Regular Expressions in Python

Introduction

What is Regex ?
Python module
import re 

Example:

import re

txt = "The rain in Spain"
x = re.search("^The.*Spain$", txt) 
# Search the string to see if it starts with "The" and ends with "Spain"

RegEx Functions

Function Description
findall Returns a list containing all matches
search Returns a Match object if there is a match anywhere in the string
split Returns a list where the string has been split at each match
sub Replaces one or many matches with a string

Metacharacters

Metacharacters are characters with a special meaning.

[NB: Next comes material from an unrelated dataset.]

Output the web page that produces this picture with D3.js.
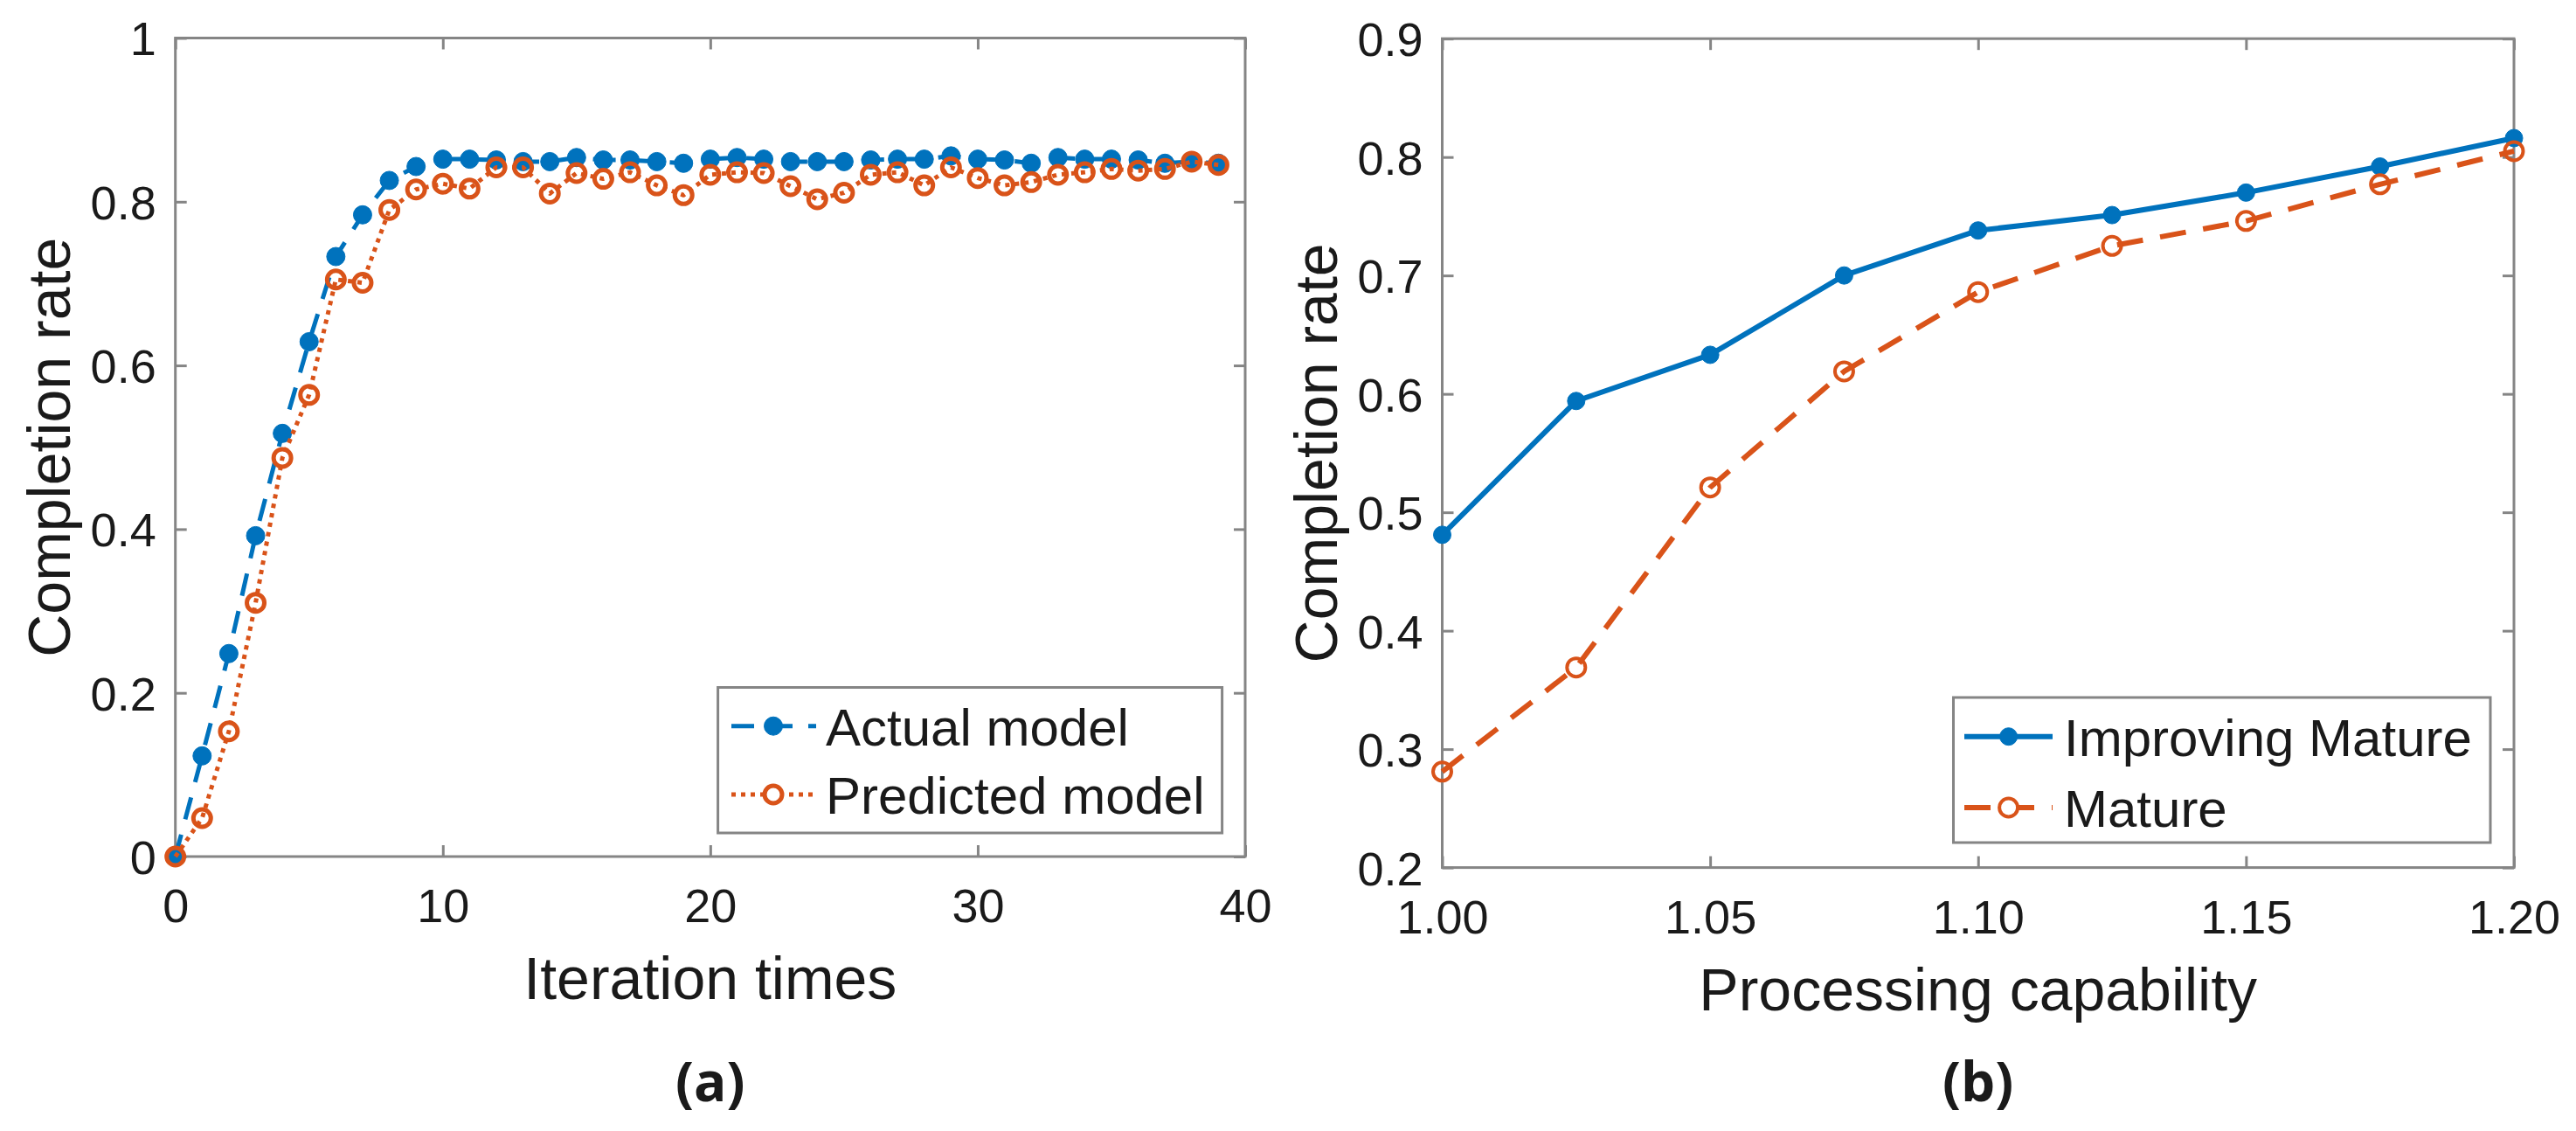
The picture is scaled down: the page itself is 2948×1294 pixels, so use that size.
<!DOCTYPE html>
<html>
<head>
<meta charset="utf-8">
<script src="https://cdn.jsdelivr.net/npm/d3@7"></script>
<style>
  body { margin: 0; background: #fff; }
  svg text { font-family: "Liberation Sans", Arial, Helvetica, sans-serif; fill: #1a1a1a; }
</style>
</head>
<body>
<div id="chart"></div>
<script>
// ---- data (a): iteration times vs completion rate ----
const iterations = d3.range(0, 40);
const actualModel = [
  0, 0.123, 0.248, 0.392, 0.517, 0.629, 0.733, 0.784, 0.826, 0.843,
  0.852, 0.852, 0.851, 0.849, 0.849, 0.854, 0.851, 0.851, 0.849, 0.847,
  0.852, 0.854, 0.852, 0.849, 0.849, 0.849, 0.851, 0.852, 0.852, 0.856,
  0.852, 0.851, 0.847, 0.854, 0.852, 0.852, 0.851, 0.847, 0.849, 0.847
];
const predictedModel = [
  0, 0.047, 0.153, 0.310, 0.487, 0.564, 0.705, 0.701, 0.790, 0.815,
  0.822, 0.816, 0.842, 0.842, 0.810, 0.835, 0.828, 0.836, 0.820, 0.808,
  0.833, 0.836, 0.835, 0.819, 0.803, 0.811, 0.833, 0.836, 0.820, 0.842,
  0.829, 0.820, 0.824, 0.833, 0.836, 0.840, 0.838, 0.840, 0.849, 0.845
];
const ticksA_x = [0, 10, 20, 30, 40];
const ticksA_y = [0, 0.2, 0.4, 0.6, 0.8, 1];

// ---- data (b): processing capability vs completion rate ----
const capability = [1.000, 1.025, 1.050, 1.075, 1.100, 1.125, 1.150, 1.175, 1.200];
const improvingMature = [0.481, 0.594, 0.633, 0.700, 0.738, 0.751, 0.770, 0.792, 0.816];
const mature = [0.281, 0.369, 0.521, 0.619, 0.686, 0.725, 0.746, 0.777, 0.805];
const ticksB_x = [1.00, 1.05, 1.10, 1.15, 1.20];
const ticksB_y = [0.2, 0.3, 0.4, 0.5, 0.6, 0.7, 0.8, 0.9];

const BLUE = '#0072BD';
const ORANGE = '#D95319';
const AXIS = '#858585';

const W = 2948, H = 1294;
const svg = d3.select('#chart').append('svg')
  .attr('width', W).attr('height', H);
svg.append('rect').attr('width', W).attr('height', H).attr('fill', '#fff');

function drawPanel(cfg) {
  const x = d3.scaleLinear().domain(cfg.xDomain).range([cfg.left, cfg.right]);
  const y = d3.scaleLinear().domain(cfg.yDomain).range([cfg.bottom, cfg.top]);
  const g = svg.append('g');
  const tick = 13;

  // bottom axis with labels
  const bx = g.append('g').attr('transform', `translate(0,${cfg.bottom})`)
    .call(d3.axisBottom(x).tickValues(cfg.xTicks).tickFormat(cfg.xFormat)
      .tickSizeInner(-tick).tickSizeOuter(0));
  bx.selectAll('text').attr('y', 75).attr('dy', null)
    .style('font-size', '54px');
  // top axis (ticks only)
  g.append('g').attr('transform', `translate(0,${cfg.top})`)
    .call(d3.axisTop(x).tickValues(cfg.xTicks).tickFormat('')
      .tickSizeInner(-tick).tickSizeOuter(0));
  // left axis with labels
  const ly = g.append('g').attr('transform', `translate(${cfg.left},0)`)
    .call(d3.axisLeft(y).tickValues(cfg.yTicks).tickFormat(cfg.yFormat)
      .tickSizeInner(-tick).tickSizeOuter(0));
  ly.selectAll('text').attr('x', -22).attr('dy', '0.36em')
    .style('font-size', '54px');
  // right axis (ticks only)
  g.append('g').attr('transform', `translate(${cfg.right},0)`)
    .call(d3.axisRight(y).tickValues(cfg.yTicks).tickFormat('')
      .tickSizeInner(-tick).tickSizeOuter(0));

  g.selectAll('.domain').remove();
  g.selectAll('.tick line').attr('stroke', AXIS).attr('stroke-width', 3);
  g.selectAll('.tick text').attr('fill', '#1a1a1a')
    .style('font-family', '"Liberation Sans", Arial, sans-serif');

  // box
  g.append('rect')
    .attr('x', cfg.left).attr('y', cfg.top)
    .attr('width', cfg.right - cfg.left).attr('height', cfg.bottom - cfg.top)
    .attr('fill', 'none').attr('stroke', AXIS).attr('stroke-width', 3);

  // series
  cfg.series.forEach(s => {
    const pts = cfg.xValues.map((d, i) => [d, s.values[i]]);
    g.append('path')
      .datum(pts)
      .attr('d', d3.line().x(d => x(d[0])).y(d => y(d[1])))
      .attr('fill', 'none')
      .attr('stroke', s.color)
      .attr('stroke-width', s.width)
      .attr('stroke-dasharray', s.dash)
      .attr('stroke-linejoin', 'round');
    g.append('g').selectAll('circle')
      .data(pts).enter().append('circle')
      .attr('cx', d => x(d[0]))
      .attr('cy', d => y(d[1]))
      .attr('r', s.r)
      .attr('fill', s.filled ? s.color : 'none')
      .attr('stroke', s.color)
      .attr('stroke-width', s.filled ? 1 : s.mw);
  });

  // axis titles
  g.append('text')
    .attr('x', (cfg.left + cfg.right) / 2).attr('y', cfg.bottom + 163)
    .attr('text-anchor', 'middle').style('font-size', '68px')
    .text(cfg.xLabel);
  g.append('text')
    .attr('transform', `translate(${cfg.left - 121},${(cfg.top + cfg.bottom) / 2}) rotate(-90)`)
    .attr('text-anchor', 'middle').style('font-size', '68px')
    .text(cfg.yLabel);

  // panel tag
  g.append('text')
    .attr('x', (cfg.left + cfg.right) / 2).attr('y', 1260)
    .attr('text-anchor', 'middle')
    .style('font-family', '"Open Sans", "Liberation Sans", sans-serif')
    .style('font-weight', 700).style('font-size', '62px')
    .text(cfg.tag);

  // legend
  const lg = cfg.legend;
  g.append('rect')
    .attr('x', lg.x).attr('y', lg.y).attr('width', lg.w).attr('height', lg.h)
    .attr('fill', '#fff').attr('stroke', AXIS).attr('stroke-width', 3);
  cfg.series.forEach((s, i) => {
    const ry = lg.rows[i];
    g.append('line')
      .attr('x1', lg.lineX[0]).attr('x2', lg.lineX[1])
      .attr('y1', ry).attr('y2', ry)
      .attr('stroke', s.color).attr('stroke-width', s.width)
      .attr('stroke-dasharray', s.dash);
    g.append('circle')
      .attr('cx', lg.markX).attr('cy', ry).attr('r', s.r)
      .attr('fill', s.filled ? s.color : '#fff')
      .attr('stroke', s.color).attr('stroke-width', s.filled ? 1 : s.mw);
    g.append('text')
      .attr('x', lg.textX).attr('y', ry + 22)
      .style('font-size', '60px')
      .text(s.name);
  });
}

drawPanel({
  left: 200.7, right: 1425, top: 43.5, bottom: 980,
  xDomain: [0, 40], yDomain: [0, 1],
  xTicks: ticksA_x, yTicks: ticksA_y,
  xFormat: d3.format('d'), yFormat: d => d === 0 || d === 1 ? String(d) : d3.format('.1f')(d),
  xValues: iterations,
  xLabel: 'Iteration times', yLabel: 'Completion rate', tag: '(a)',
  series: [
    { name: 'Actual model', values: actualModel, color: BLUE, width: 5, dash: '26,18', r: 10.5, filled: true },
    { name: 'Predicted model', values: predictedModel, color: ORANGE, width: 5, dash: '5,6', r: 10, filled: false, mw: 5 }
  ],
  legend: { x: 821.6, y: 786.5, w: 577, h: 166.5, rows: [830.7, 909], lineX: [837, 934], markX: 885, textX: 945 }
});

drawPanel({
  left: 1650.5, right: 2877, top: 44.2, bottom: 992.6,
  xDomain: [1.0, 1.2], yDomain: [0.2, 0.9],
  xTicks: ticksB_x, yTicks: ticksB_y,
  xFormat: d3.format('.2f'), yFormat: d3.format('.1f'),
  xValues: capability,
  xLabel: 'Processing capability', yLabel: 'Completion rate', tag: '(b)',
  series: [
    { name: 'Improving Mature', values: improvingMature, color: BLUE, width: 6, dash: null, r: 10, filled: true },
    { name: 'Mature', values: mature, color: ORANGE, width: 6, dash: '30,20', r: 10.5, filled: false, mw: 4 }
  ],
  legend: { x: 2235.5, y: 798, w: 614.5, h: 166, rows: [842.7, 924], lineX: [2248, 2349], markX: 2298.6, textX: 2362 }
});
</script>
</body>
</html>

Character Description Example
[] A set of characters “[a-m]”
\ Signals a special sequence (can also be used to escape special characters) “\d”
. Any character (except newline character) “he..o”
^ Starts with “^hello”
$ Ends with “world$”
* Zero or more occurrences “aix*”
+ One or more occurrences “aix+”
{} Exactly the specified number of occurrences “al{2}”
| Either or “falls|stays”
() Capture and group  

Special Sequences

A special sequence is a \ followed by one of the characters in the list below, and has a special meaning:

Character Description Example
\A Returns a match if the specified characters are at the beginning of the string “\AThe”
\b Returns a match where the specified characters are at the beginning or at the end of a word r”\bain” r”ain\b”
\B Returns a match where the specified characters are present, but NOT at the beginning (or at the end) of a word r”\Bain” r”ain\B”
\d Returns a match where the string contains digits (numbers from 0-9) “\d”
\D Returns a match where the string DOES NOT contain digits “\D”
\s Returns a match where the string contains a white space character “\s”
\S Returns a match where the string DOES NOT contain a white space character “\S”
\w Returns a match where the string contains any word characters (characters from a to Z, digits from 0-9, and the underscore _ character) “\w”
\W Returns a match where the string DOES NOT contain any word characters “\W”
\Z Returns a match if the specified characters are at the end of the string “Spain\Z”

Sets

A set is a set of characters inside a pair of square brackets ` []` with a special meaning:

| Set | Description | | ———– | ———————————————————— | | [arn] | Returns a match where one of the specified characters (a, r, or n) are present | | [a-n] | Returns a match for any lower case character, alphabetically between a and n | | [^arn] | Returns a match for any character EXCEPT a, r, and n | | [0123] | Returns a match where any of the specified digits (0, 1, 2, or ` 3) are present | | [0-9] | Returns a match for any digit between 0 and 9 | | [0-5]\[0-9] | Returns a match for any two-digit numbers from 00 and 59 | | [a-zA-Z] | Returns a match for any character alphabetically between a and z, lower case OR upper case | | [+] | In sets, +, *, ., |, (), $,{} has no special meaning, so [+] means: return a match for any +` character in the string |

RegEx Methods

findall(regex, txt)

The findall() function returns a list containing all matches.

Example:

Print a list of all matches:

import re

txt = "The rain in Spain"
x = re.findall("ai",   txt)
print(x)
search(regex, txt)

Example:

Search for the first white-space character in the string:

import re

txt = "The rain in Spain"
x = re.search("\s",   txt)
print("The first white-space character is located in   position:", x.start())
split(regex, txt)

Example-1:

Split at each white-space character:

import re

txt = "The rain in Spain"
x = re.split("\s", txt)
print(x) 

You can control the number of occurrences by specifying the maxsplit parameter:

Example-2:

Split the string only at the first occurrence:

import re

txt = "The rain in Spain"
x = re.split("\s", txt, 1)
print(x) 
sub(regex, replacement, txt)

The sub() function replaces the matches with the text of your choice:

Example-1:

Replace every white-space character with the number 9:

import re

txt = "The rain in Spain"
x = re.sub("\s",   "9", txt)
print(x) 

We can control the number of replacements by specifying the count parameter:

Example-2:

Replace the first 2 occurrences:

import re

txt = "The rain in Spain"
x = re.sub("\s",   "9",  txt,  2)
print(x) 

Match Object

Example-1:

Do a search that will return a Match Object:

import re

txt = "The rain in Spain"
x = re.search("ai",   txt)
print(x) #this will print an object 

The Match object has properties and methods used to retrieve information about the search, and the result:

Example-1:

Print the position (start- and end-position) of the first match occurrence.

The regular expression looks for any words that starts with an upper case “S”:

import re

txt = "The rain in Spain"
x = re.search(r"\bS\w+", txt)
print(x.span()) 

Example-2:

Print the string passed into the function:

import re

txt = "The rain in Spain"
x = re.search(r"\bS\w+", txt)
print(x.string) 

Example-3:

Print the part of the string where there was a match.

The regular expression looks for any words that starts with an upper case “S”:

import re

txt = "The rain in Spain"
x = re.search(r"\bS\w+", txt)
print(x.group()) 

Note: If there is no match, the value None will be returned, instead of the Match Object.